Because the bath area is unisex, I again take my swimsuit with me to the shower, using shampoo as soap, and walk back to the room wearing my bathing suit with shorts. At the restaurant, a blackboard announces entrees. The food sounds wonderful. Red snapper with garlic sauce and Flounder with white wine sauce and rice. But each dish costs 6,000 shillings. That’s only about $6 USD, but I only have 5,000 shillings for the next three days. The cheapest item on the menu is soup at 1,500, so I order the soup, crème spinach, served with chappati, flat bread adopted by Africans from Indians. I am heartened to see chappati served with the soup because it is filling.

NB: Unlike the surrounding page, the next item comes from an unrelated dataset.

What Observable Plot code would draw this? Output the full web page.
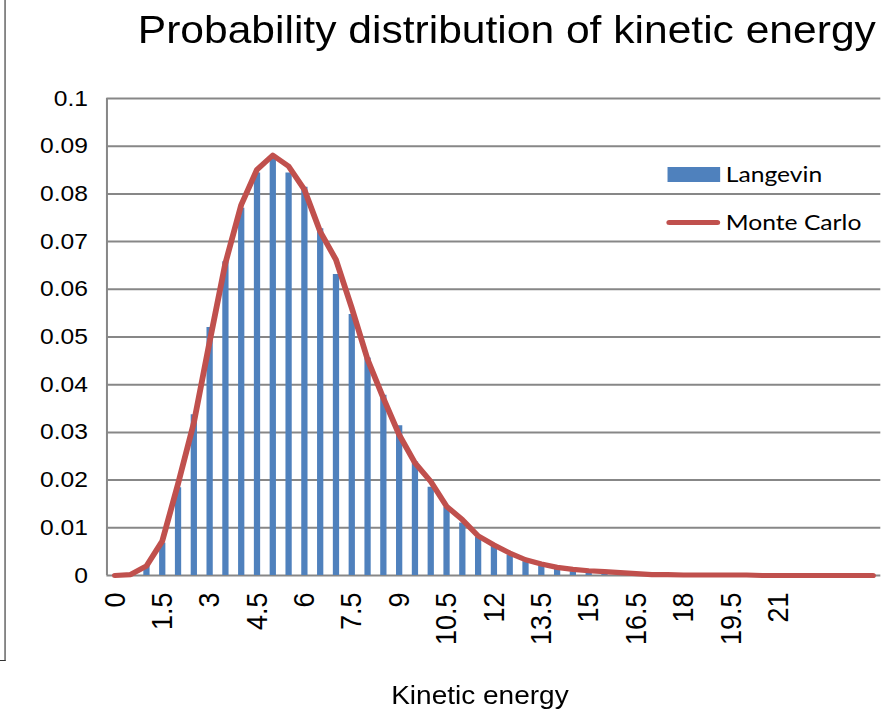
<!DOCTYPE html>
<html><head><meta charset="utf-8">
<script src="https://cdn.jsdelivr.net/npm/d3@7"></script>
<script src="https://cdn.jsdelivr.net/npm/@observablehq/plot@0.6"></script>
<style>
html,body{margin:0;padding:0;background:#fff;overflow:hidden;}
#wrap{position:relative;width:796px;height:716px;transform:scaleX(1.12);transform-origin:0 0;font-family:"Liberation Sans",Arial,sans-serif;color:#000;}
#title{position:absolute;left:0;top:10px;width:905px;text-align:center;font-size:38px;line-height:40px;white-space:nowrap;}
#chart{position:absolute;left:0;top:60px;}
#xtitle{position:absolute;left:0;top:682px;width:857px;text-align:center;font-size:25px;line-height:27px;white-space:nowrap;}
.leg{position:absolute;font-family:Lato,"Open Sans",sans-serif;font-size:22px;line-height:24px;white-space:nowrap;}
#frame{position:absolute;left:0;top:0;width:4px;height:660px;border-right:1.5px solid #333;border-bottom:1.5px solid #333;z-index:5;}
</style></head>
<body>
<div id="wrap">
  <div id="title">Probability distribution of kinetic energy</div>
  <div id="chart"></div>
  <div id="frame"></div>
  <div id="xtitle">Kinetic energy</div>
  <div style="position:absolute;left:596.4px;top:167px;width:46.4px;height:15px;background:#4f81bd"></div>
  <div class="leg" style="left:648px;top:162px">Langevin</div>
  <div style="position:absolute;left:595px;top:219.5px;width:48px;height:5px;border-radius:2.5px;background:#c0504d"></div>
  <div class="leg" style="left:648px;top:210px">Monte Carlo</div>
</div>
<script>
const energy = [0,0.5,1,1.5,2,2.5,3,3.5,4,4.5,5,5.5,6,6.5,7,7.5,8,8.5,9,9.5,10,10.5,11,11.5,12,12.5,13,13.5,14,14.5,15,15.5,16,16.5,17,17.5,18,18.5,19,19.5,20,20.5,21,21.5,22,22.5,23,23.5,24];
const langevin = [0,0,0.002,0.0068,0.0184,0.0337,0.052,0.0658,0.077,0.0844,0.0872,0.0844,0.0814,0.0727,0.0631,0.0547,0.0456,0.0378,0.0314,0.0238,0.0185,0.0143,0.011,0.008,0.0061,0.0043,0.0029,0.002,0.0013,0.0008,0.0005,0.0003,0.0002,0.0001,0,0,0,0,0,0,0,0,0,0,0,0,0,0,0];
const monteCarlo = [0,0.0002,0.002,0.0072,0.0192,0.032,0.049,0.0655,0.0777,0.0851,0.0881,0.0858,0.0809,0.0721,0.0662,0.0561,0.0453,0.0372,0.0295,0.0236,0.0197,0.0145,0.0117,0.0083,0.0064,0.0047,0.0033,0.0024,0.0017,0.0013,0.001,0.0008,0.0006,0.0004,0.0002,0.0002,0.0001,0.0001,0.0001,0.0001,0.0001,0,0,0,0,0,0,0,0];
const xTicks = [0,1.5,3,4.5,6,7.5,9,10.5,12,13.5,15,16.5,18,19.5,21];
const yTicks = [0,0.01,0.02,0.03,0.04,0.05,0.06,0.07,0.08,0.09,0.1];
const xDomain = [-0.25, 24.25];
const yDomain = [0, 0.1];

const data = energy.map((e, i) => ({e, lang: langevin[i], mc: monteCarlo[i]}));

const chart = Plot.plot({
  width: 796, height: 610,
  marginLeft: 95, marginRight: 10, marginTop: 38, marginBottom: 95,
  style: {fontFamily: '"Liberation Sans", Arial, sans-serif', color: "#000", background: "#fff", overflow: "visible"},
  x: {domain: xDomain},
  y: {domain: yDomain},
  marks: [
    Plot.gridY(yTicks, {stroke: "#878787", strokeOpacity: 1, strokeWidth: 2}),
    Plot.ruleX([xDomain[0]], {stroke: "#878787", strokeWidth: 1.8}),
    Plot.axisY(yTicks, {tickSize: 0, tickPadding: 17, fontSize: 22, tickFormat: d => String(+d.toFixed(2)), label: null}),
    Plot.axisX(xTicks, {tickSize: 0, tickPadding: 17, tickRotate: -90, fontSize: 27, label: null, tickFormat: d => String(d)}),
    Plot.ruleX(data, {x: "e", y1: 0, y2: "lang", stroke: "#4f81bd", strokeWidth: 5.6}),
    Plot.line(data, {x: "e", y: "mc", stroke: "#c0504d", strokeWidth: 5.2, strokeLinejoin: "round", strokeLinecap: "round"})
  ]
});
document.getElementById("chart").appendChild(chart);
</script>
</body></html>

However, when our dishes arrive, the soup bowl is filled only a little more than halfway and next to the bowl sits two small triangles of chappati. Normally, when chappati is served in Kenya, we get the entire round chappati, which is about the size of a Mexican tortilla. Two tiny triangles!! My appetite hasn’t really returned since being sick so the soup is plenty and enables me to take another dose of antibiotic.